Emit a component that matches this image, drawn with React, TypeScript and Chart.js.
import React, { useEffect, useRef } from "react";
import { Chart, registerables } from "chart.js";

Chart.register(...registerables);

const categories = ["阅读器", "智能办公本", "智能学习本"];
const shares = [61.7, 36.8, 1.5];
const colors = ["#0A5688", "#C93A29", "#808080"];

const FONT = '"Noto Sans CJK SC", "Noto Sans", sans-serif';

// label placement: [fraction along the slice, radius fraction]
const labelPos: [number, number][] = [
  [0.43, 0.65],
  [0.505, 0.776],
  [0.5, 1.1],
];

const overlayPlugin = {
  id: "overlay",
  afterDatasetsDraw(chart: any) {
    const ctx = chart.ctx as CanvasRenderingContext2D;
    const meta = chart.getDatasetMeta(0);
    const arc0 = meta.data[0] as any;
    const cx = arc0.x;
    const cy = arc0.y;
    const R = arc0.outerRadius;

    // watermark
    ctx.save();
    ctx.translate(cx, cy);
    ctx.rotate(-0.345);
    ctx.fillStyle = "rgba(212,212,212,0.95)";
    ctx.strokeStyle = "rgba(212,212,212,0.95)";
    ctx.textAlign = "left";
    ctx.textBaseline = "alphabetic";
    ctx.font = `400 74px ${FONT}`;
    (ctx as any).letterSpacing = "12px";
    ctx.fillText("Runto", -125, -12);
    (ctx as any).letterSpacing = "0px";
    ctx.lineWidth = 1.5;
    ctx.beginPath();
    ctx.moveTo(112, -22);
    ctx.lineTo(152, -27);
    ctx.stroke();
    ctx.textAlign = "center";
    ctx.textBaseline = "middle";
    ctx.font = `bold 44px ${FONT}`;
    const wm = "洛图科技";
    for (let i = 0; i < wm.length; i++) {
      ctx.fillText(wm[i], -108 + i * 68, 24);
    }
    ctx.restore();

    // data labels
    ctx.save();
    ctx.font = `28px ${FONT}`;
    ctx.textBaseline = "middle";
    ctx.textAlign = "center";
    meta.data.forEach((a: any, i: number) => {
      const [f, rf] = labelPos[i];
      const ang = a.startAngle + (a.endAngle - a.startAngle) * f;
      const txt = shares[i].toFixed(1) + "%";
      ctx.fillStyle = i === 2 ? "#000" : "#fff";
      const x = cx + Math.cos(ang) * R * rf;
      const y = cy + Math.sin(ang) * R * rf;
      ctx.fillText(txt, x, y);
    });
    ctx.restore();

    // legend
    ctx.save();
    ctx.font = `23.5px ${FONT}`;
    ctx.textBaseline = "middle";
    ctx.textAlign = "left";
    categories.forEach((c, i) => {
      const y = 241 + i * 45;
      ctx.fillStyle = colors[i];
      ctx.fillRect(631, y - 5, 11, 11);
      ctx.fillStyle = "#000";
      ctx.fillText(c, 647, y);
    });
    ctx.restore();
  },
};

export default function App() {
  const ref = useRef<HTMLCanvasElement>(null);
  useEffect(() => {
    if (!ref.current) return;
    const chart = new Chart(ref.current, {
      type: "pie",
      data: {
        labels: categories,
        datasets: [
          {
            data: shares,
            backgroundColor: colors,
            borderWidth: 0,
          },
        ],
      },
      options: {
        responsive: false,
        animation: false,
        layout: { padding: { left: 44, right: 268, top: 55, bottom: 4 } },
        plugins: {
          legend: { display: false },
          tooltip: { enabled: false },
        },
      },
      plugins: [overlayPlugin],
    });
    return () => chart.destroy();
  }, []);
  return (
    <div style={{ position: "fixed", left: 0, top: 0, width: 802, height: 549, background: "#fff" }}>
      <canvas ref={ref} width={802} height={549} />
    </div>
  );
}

**WHAT THE TASK ASKS:** Quote the listing word for word from its first line through the line in which "Chart.register(...registerables);" appears.

**ANSWER FOR THIS EXERCISE:**
Emit a component that matches this image, drawn with React, TypeScript and Chart.js.
import React, { useEffect, useRef } from "react";
import { Chart, registerables } from "chart.js";

Chart.register(...registerables);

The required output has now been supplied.